Data shown

◆ ◆ ◆ ◆

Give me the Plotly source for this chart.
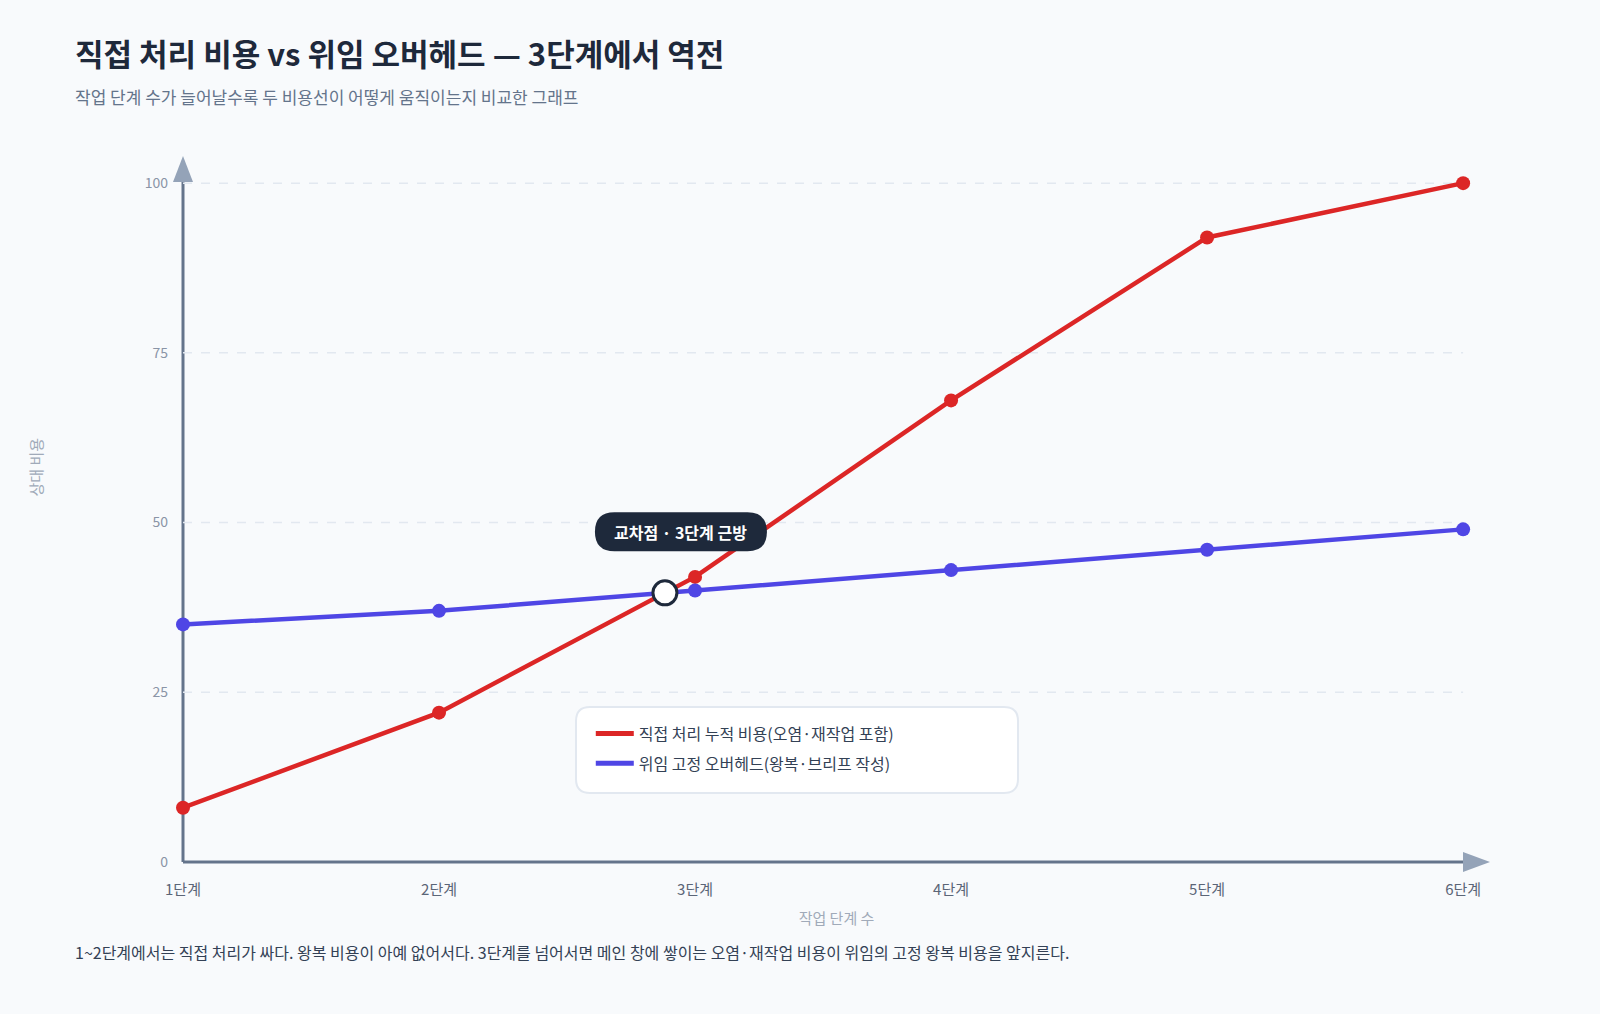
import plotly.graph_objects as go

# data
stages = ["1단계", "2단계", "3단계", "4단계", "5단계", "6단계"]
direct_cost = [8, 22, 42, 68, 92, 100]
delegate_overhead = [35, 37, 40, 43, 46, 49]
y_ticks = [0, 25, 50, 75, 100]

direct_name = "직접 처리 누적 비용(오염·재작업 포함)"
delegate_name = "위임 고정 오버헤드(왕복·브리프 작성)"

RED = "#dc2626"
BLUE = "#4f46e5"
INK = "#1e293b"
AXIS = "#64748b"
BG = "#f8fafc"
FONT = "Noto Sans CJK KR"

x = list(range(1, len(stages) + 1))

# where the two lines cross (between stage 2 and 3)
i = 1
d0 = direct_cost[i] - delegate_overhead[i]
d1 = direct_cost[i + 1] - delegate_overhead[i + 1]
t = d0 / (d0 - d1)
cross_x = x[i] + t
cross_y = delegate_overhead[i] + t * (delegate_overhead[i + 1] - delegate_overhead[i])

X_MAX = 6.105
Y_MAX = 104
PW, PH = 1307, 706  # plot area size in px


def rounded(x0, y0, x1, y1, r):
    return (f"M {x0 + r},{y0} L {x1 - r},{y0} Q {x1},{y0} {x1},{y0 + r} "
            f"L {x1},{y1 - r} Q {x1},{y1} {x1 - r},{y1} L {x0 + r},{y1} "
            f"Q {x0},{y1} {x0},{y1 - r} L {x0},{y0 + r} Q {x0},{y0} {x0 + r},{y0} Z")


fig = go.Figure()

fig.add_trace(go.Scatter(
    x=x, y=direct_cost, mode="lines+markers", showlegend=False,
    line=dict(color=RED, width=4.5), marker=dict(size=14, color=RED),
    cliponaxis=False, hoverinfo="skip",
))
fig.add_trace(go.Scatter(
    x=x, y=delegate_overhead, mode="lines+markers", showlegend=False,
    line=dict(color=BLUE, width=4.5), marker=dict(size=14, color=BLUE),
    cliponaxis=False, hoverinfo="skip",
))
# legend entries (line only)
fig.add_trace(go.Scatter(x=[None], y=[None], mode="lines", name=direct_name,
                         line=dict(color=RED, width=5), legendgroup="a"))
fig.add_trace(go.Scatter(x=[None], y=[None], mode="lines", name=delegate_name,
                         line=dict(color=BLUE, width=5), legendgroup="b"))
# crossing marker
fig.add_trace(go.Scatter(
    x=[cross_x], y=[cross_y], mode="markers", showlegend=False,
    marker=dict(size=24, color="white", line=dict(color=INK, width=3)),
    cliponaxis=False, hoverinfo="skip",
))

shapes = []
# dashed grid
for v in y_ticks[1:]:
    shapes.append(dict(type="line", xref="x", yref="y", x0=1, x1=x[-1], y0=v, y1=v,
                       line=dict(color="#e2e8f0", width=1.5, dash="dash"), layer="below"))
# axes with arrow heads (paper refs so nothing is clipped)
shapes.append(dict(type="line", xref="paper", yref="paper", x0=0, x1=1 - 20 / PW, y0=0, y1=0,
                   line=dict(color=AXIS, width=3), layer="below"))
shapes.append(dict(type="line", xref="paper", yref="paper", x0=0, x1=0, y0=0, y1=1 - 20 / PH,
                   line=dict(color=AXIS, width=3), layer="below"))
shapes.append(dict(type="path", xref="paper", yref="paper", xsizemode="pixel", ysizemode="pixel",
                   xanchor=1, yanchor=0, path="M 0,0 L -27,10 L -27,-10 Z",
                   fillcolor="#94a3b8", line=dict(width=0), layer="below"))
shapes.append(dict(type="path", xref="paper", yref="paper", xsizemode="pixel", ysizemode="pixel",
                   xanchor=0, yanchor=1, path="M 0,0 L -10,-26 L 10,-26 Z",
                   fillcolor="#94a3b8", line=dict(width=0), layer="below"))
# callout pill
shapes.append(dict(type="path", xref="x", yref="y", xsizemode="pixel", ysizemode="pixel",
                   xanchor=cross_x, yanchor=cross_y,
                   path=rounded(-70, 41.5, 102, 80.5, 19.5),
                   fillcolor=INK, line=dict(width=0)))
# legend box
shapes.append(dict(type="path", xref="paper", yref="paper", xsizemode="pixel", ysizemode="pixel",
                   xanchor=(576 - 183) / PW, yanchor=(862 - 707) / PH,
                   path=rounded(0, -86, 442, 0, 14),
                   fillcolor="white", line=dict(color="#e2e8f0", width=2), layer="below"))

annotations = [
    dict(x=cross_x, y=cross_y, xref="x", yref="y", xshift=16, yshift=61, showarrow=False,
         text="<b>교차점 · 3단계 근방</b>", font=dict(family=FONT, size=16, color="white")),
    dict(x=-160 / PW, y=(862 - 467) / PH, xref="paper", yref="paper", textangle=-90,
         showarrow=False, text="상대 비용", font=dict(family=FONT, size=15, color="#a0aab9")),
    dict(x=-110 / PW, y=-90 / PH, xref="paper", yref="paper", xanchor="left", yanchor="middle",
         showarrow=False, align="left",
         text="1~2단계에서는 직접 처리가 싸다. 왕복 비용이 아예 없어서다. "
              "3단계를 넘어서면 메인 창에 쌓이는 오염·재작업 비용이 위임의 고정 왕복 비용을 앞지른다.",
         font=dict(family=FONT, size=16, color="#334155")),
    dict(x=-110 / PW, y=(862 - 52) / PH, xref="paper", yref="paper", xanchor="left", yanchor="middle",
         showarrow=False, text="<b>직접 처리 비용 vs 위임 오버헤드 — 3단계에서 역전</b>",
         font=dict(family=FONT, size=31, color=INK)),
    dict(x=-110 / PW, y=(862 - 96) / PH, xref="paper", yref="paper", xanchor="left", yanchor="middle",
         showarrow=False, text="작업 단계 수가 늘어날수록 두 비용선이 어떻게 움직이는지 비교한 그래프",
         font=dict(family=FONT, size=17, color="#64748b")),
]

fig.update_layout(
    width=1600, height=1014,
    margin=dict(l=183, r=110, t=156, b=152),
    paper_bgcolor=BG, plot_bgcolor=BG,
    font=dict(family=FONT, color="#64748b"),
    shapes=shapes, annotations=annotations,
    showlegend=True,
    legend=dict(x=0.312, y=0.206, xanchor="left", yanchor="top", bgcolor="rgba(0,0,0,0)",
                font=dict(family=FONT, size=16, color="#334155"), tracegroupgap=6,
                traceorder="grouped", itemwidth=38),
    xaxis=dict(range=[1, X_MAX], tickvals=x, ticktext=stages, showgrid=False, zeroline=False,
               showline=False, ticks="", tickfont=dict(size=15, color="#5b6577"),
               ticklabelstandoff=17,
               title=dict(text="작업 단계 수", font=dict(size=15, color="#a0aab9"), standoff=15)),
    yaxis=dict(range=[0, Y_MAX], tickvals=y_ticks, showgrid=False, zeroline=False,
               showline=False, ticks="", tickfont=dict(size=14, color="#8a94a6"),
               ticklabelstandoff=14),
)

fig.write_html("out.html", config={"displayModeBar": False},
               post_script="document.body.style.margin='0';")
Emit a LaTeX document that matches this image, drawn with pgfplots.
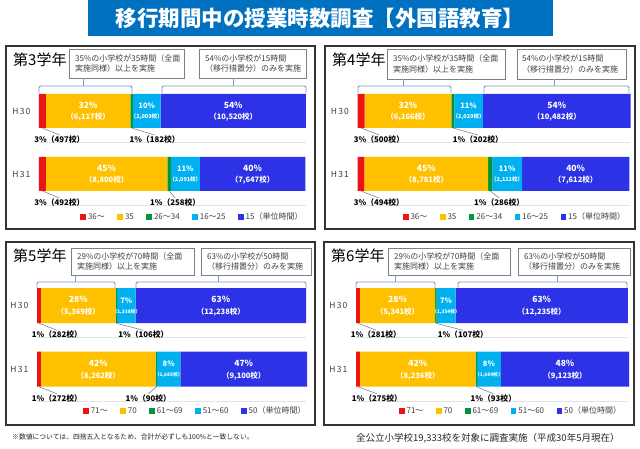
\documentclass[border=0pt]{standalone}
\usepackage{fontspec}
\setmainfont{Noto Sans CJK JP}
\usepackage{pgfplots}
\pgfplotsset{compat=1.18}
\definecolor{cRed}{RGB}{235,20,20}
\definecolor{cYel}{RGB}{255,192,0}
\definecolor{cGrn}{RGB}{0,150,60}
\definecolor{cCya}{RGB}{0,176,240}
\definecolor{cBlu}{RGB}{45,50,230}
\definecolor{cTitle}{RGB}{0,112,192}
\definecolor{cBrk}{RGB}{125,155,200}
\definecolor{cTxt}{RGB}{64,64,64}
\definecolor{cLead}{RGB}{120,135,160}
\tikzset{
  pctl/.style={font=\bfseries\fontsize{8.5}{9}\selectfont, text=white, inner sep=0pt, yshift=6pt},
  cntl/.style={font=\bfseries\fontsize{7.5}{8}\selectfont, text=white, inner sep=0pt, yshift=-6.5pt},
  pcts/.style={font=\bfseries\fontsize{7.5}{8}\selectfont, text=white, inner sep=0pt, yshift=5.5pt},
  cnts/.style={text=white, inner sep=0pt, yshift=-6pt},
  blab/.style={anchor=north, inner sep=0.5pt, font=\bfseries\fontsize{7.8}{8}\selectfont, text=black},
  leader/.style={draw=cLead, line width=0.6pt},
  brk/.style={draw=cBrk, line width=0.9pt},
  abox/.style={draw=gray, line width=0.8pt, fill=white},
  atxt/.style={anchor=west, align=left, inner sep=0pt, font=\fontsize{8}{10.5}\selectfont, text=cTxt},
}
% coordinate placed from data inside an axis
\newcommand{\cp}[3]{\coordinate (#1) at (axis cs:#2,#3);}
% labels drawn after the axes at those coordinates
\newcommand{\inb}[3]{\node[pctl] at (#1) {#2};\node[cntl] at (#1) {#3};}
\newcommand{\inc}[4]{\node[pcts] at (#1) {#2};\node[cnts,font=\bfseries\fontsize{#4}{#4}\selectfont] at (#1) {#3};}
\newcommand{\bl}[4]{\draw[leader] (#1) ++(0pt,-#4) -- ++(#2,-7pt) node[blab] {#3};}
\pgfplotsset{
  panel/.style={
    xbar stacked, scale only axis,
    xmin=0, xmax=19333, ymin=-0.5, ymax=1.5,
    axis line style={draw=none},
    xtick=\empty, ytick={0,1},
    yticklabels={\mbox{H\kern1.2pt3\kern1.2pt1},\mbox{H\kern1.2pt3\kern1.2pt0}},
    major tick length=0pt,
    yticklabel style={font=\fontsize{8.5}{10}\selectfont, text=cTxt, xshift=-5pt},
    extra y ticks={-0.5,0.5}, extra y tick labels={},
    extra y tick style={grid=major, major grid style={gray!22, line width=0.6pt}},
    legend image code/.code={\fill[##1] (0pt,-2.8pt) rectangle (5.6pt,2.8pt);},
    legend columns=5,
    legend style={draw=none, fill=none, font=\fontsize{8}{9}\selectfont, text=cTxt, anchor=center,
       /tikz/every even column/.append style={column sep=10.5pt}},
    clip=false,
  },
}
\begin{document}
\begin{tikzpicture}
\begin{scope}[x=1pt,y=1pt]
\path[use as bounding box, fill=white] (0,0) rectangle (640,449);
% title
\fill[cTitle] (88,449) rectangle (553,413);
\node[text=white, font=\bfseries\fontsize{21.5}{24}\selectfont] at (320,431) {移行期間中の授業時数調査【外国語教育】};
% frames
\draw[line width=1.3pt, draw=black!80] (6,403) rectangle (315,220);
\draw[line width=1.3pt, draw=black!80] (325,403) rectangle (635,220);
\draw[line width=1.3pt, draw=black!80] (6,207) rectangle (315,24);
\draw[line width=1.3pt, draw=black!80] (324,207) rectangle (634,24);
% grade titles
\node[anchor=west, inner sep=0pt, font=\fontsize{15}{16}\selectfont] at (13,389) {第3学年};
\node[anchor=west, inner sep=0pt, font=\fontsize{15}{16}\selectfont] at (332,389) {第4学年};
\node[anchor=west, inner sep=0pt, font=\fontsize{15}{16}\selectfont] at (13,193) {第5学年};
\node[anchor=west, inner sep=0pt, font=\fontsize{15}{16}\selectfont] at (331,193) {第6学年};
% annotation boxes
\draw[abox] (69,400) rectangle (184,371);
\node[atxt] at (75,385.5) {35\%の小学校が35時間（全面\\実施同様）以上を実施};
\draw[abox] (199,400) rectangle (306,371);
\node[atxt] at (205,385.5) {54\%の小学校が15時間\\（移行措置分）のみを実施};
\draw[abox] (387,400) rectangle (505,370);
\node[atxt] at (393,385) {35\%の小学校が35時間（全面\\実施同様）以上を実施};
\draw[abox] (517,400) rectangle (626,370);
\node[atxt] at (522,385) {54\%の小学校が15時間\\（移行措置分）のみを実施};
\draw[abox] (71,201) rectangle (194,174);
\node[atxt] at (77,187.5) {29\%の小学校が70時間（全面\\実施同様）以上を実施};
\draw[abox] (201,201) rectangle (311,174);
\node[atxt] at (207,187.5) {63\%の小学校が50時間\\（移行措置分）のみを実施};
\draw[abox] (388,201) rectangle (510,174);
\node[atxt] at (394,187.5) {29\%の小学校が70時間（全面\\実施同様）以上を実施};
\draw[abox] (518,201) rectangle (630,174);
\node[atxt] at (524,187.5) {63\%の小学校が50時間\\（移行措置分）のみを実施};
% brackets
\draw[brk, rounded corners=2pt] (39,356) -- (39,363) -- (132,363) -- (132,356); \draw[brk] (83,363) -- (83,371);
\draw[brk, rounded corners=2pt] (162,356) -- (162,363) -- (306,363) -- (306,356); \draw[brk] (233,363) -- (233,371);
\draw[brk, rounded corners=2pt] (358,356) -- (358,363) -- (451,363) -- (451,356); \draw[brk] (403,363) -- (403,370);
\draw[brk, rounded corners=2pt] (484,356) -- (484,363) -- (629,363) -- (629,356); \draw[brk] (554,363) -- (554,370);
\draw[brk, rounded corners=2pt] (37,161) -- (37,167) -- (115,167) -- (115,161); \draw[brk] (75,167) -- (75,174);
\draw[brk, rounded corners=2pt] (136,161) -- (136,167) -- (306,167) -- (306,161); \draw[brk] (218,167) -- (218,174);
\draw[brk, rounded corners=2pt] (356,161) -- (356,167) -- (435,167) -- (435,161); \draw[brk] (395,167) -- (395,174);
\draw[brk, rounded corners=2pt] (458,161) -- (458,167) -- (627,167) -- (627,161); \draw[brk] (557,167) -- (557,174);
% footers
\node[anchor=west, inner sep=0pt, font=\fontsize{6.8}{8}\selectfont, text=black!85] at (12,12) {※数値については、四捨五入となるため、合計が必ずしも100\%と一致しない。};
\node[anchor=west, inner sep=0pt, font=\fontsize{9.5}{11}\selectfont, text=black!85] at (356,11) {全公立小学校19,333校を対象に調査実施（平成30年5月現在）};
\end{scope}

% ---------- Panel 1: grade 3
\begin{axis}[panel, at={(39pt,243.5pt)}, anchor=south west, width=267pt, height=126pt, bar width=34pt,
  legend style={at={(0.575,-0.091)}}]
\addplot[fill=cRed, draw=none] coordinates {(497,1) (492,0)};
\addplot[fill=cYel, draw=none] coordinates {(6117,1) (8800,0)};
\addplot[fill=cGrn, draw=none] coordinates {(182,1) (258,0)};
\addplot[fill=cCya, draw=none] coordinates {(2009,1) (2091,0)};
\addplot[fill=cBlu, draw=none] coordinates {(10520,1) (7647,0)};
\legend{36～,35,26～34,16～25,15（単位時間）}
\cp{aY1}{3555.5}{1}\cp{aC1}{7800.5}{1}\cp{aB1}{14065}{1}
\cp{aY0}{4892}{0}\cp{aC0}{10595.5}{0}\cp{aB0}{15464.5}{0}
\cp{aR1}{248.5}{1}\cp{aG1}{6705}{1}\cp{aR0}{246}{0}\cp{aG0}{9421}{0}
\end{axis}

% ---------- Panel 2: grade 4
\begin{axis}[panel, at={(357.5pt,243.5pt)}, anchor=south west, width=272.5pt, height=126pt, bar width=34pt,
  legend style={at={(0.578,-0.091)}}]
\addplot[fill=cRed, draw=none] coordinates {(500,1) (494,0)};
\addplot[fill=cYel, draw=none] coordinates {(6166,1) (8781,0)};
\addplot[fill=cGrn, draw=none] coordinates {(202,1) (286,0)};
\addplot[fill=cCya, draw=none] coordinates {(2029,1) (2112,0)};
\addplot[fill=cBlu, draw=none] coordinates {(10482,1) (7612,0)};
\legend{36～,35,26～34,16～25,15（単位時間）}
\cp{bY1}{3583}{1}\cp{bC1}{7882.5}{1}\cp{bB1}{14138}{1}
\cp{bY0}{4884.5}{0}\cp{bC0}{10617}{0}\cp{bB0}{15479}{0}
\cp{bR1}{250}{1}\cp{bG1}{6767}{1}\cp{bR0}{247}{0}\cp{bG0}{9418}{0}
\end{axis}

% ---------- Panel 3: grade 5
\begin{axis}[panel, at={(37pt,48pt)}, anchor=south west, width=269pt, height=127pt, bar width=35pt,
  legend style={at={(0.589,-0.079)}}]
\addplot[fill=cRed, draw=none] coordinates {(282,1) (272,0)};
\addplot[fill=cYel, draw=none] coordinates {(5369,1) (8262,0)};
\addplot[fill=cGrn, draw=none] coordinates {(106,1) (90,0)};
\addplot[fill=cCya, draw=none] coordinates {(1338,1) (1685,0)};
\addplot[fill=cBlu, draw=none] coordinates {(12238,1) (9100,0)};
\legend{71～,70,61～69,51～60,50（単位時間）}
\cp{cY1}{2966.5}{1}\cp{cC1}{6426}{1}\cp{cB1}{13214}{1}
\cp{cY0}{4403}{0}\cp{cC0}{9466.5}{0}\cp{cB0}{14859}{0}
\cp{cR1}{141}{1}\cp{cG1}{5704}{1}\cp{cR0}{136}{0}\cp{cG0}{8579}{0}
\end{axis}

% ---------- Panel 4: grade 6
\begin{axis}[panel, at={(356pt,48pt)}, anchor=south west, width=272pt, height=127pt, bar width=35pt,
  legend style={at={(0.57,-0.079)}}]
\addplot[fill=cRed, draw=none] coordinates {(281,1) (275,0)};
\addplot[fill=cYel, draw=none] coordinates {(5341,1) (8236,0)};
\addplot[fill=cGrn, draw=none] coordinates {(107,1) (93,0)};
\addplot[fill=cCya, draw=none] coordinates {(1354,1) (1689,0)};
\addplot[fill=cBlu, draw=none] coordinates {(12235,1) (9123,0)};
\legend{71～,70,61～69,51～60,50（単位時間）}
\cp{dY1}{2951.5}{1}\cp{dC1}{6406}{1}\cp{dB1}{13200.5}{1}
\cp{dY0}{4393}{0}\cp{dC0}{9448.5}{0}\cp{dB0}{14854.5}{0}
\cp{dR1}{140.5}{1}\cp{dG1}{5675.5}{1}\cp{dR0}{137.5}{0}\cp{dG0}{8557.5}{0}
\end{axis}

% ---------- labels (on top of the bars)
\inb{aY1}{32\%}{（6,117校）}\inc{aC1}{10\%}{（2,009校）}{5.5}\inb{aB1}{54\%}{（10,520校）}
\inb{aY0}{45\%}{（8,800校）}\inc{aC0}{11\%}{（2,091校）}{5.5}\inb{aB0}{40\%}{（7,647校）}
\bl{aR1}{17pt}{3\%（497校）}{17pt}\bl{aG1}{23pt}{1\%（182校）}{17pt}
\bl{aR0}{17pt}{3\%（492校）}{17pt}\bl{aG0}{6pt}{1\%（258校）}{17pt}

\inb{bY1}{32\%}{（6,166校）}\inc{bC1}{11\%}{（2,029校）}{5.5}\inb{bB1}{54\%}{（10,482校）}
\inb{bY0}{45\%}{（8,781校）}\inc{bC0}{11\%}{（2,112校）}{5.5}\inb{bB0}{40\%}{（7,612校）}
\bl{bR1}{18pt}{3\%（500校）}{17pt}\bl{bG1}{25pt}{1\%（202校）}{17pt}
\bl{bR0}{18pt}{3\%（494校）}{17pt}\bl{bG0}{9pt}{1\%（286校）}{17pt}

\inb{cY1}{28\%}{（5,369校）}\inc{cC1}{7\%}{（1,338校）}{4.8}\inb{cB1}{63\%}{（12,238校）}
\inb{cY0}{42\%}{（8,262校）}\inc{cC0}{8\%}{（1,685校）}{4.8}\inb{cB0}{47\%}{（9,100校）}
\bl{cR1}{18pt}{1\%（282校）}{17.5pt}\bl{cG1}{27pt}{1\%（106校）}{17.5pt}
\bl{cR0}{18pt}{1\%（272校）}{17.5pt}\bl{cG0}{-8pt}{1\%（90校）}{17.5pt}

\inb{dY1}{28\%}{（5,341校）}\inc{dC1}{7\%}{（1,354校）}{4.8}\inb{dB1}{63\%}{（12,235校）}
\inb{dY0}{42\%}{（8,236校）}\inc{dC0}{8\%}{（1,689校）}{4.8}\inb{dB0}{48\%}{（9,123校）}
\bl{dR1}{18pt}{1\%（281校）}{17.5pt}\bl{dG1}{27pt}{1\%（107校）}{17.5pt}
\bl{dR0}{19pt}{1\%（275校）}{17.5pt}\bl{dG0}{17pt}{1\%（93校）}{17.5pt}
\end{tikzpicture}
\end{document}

◆ ◆ ◆ ◆

Required work
Copy, word for word, the entries above from the first line to the line that holds "PW, PH = 1307, 706". Drop the pictures.

Result
Give me the Plotly source for this chart.
import plotly.graph_objects as go

# data
stages = ["1단계", "2단계", "3단계", "4단계", "5단계", "6단계"]
direct_cost = [8, 22, 42, 68, 92, 100]
delegate_overhead = [35, 37, 40, 43, 46, 49]
y_ticks = [0, 25, 50, 75, 100]

direct_name = "직접 처리 누적 비용(오염·재작업 포함)"
delegate_name = "위임 고정 오버헤드(왕복·브리프 작성)"

RED = "#dc2626"
BLUE = "#4f46e5"
INK = "#1e293b"
AXIS = "#64748b"
BG = "#f8fafc"
FONT = "Noto Sans CJK KR"

x = list(range(1, len(stages) + 1))

# where the two lines cross (between stage 2 and 3)
i = 1
d0 = direct_cost[i] - delegate_overhead[i]
d1 = direct_cost[i + 1] - delegate_overhead[i + 1]
t = d0 / (d0 - d1)
cross_x = x[i] + t
cross_y = delegate_overhead[i] + t * (delegate_overhead[i + 1] - delegate_overhead[i])

X_MAX = 6.105
Y_MAX = 104
PW, PH = 1307, 706  # plot area size in px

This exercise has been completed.